In 2010 vierde de Helmondse wijk Brandevoort haar tienjarig bestaan. In die tien jaar verrees er ten zuiden van de spoorlijn, op voormalig grondgebied van Mierlo, een wijk met bijna 3.000 huizen en 8266 inwoners. In de buurt Berenbroek, het gebied ten noorden van de spoorlijn, staan maar 34 huizen waar zo’n 80 mensen wonen. Het is de bedoeling dat dit open gebied tussen spoorlijn en Helmondweg ook nog zal worden volgebouwd
Al in de veertiende eeuw wordt er een hoeve Berenbroek vermeld in het grensgebied van Mierlo met Stiphout en Nuenen. Broek in de namen Berenbroek en Kranenbroek verwijst naar moerassige grond. Het voorkomen van kraanvogels gaf Kranenbroek haar naam. Beren slaat echter niet op de dieren maar op modderige, slijkachtige grond. Het moet daar vroeger een nogal natte bedoening zijn geweest. De hoeve Berenbroek was eigendom van het Sint Jans Altaar in de kerk van Helmond. De inkomsten werden genoten door de priester die rector was van dat altaar. Na 1648 vervielen alle kerkelijke bezittingen aan de Staat en werd de hoeve aangeduid als de Lands Hoeve Berenbroek. In december 1703 raakte de hoeve beschadigd door “den swaren storm wint”. In 1735 werd de hoeve verkocht aan Jan Aarts van Hooff uit Mierlo. Rond 1785 wordt er een nieuwe boerderij bijgebouwd die via de familie van den Boomen in bezit kwam van Nicolaas Knoops. Zijn zoon Janus Knoops bouwde er later nog een nieuwe boerderij naast. De boerderij uit 1785 wordt in 1960 in het kader van de ruilverkaveling gesloopt. De oude hoeve Berenbroek was toen al verdwenen.
Uit het huwelijk van Janus Knoops met Mina van Deursen werden zeven kinderen geboren, waaronder de tweeling Thieu en Frans Knoops.

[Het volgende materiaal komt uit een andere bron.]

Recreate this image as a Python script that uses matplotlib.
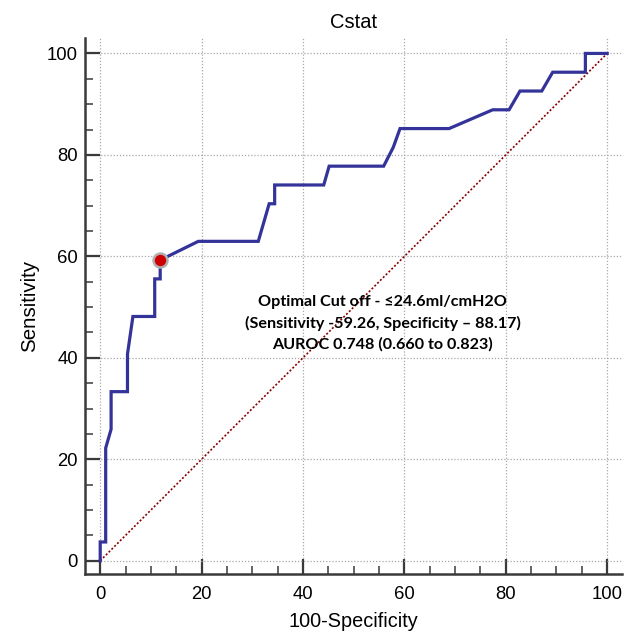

Thieu, geboren op Berenbroek op 29 juli 1929 studeerde bij de paters kapucijnen in Langeweg bij Moerdijk. Op 2 augustus 1955 kreeg hij in Udenhout zijn priesterwijding. Vijf dagen later op zondag 7 augustus droeg hij zijn eerste mis op in de Sint Luciakerk van Mierlo-Hout. Het was niet alleen feest op Berenbroek, de hele parochie feestte mee. Vlaggen wapperden van vele huizen; de kerk en zijn ouderlijk huis waren prachtig versierd.
Op Berenbroek vertrok de stoet richting kerk voorafgegaan door de fanfare Unitas en de drumband. Daarna volgde een groot aantal bruidjes en misdienaars. Dan kwam de nieuw gewijde priester, die nu de naam pater Ferdinandus droeg, begeleid door zijn ouders, broers en zussen. Aan het eind van de stoet liepen andere familieleden, buurtbewoners en het feestcomité. De feestpredicatie werd gehouden door zijn heeroom, pater Natalus. De belangstelling in en rond de kerk was enorm. Na de mis vertrok de stoet weer naar Berenbroek waar pater Ferdinandus namens het feestcomité en de parochianen een miskoffer werd aangeboden. De fanfare en de zangvereniging Sint Cecilia luisterden de feestelijkheden op. Er volgde een druk bezochte receptie, waar burgemeester Krol namens het gemeentebestuur een envelop met inhoud aanbood. Het feest op Berenbroek werd nog geruime tijd voortgezet. Pater Ferdinandus vertrok naar Rome om te studeren; vier jaar later kwam hij terug naar Nederland waar hij in Enschede novice-meester werd. Zijn hartenwens om missiewerk te mogen doen, ging in 1963 in vervulling. Op 23 oktober van dat jaar vertrok hij naar Sumatra. Hij werd daar directeur van het grootseminarie in Pematang Siantar. Tijdens een rit op zijn motor verongelukte hij daar op 10 mei 1980. Op 16 mei werd ter zijner nagedachtenis een mis opgedragen in zijn geboortedorp Mierlo-Hout.
Bron: Regionaal Historisch Centrum Eindhoven.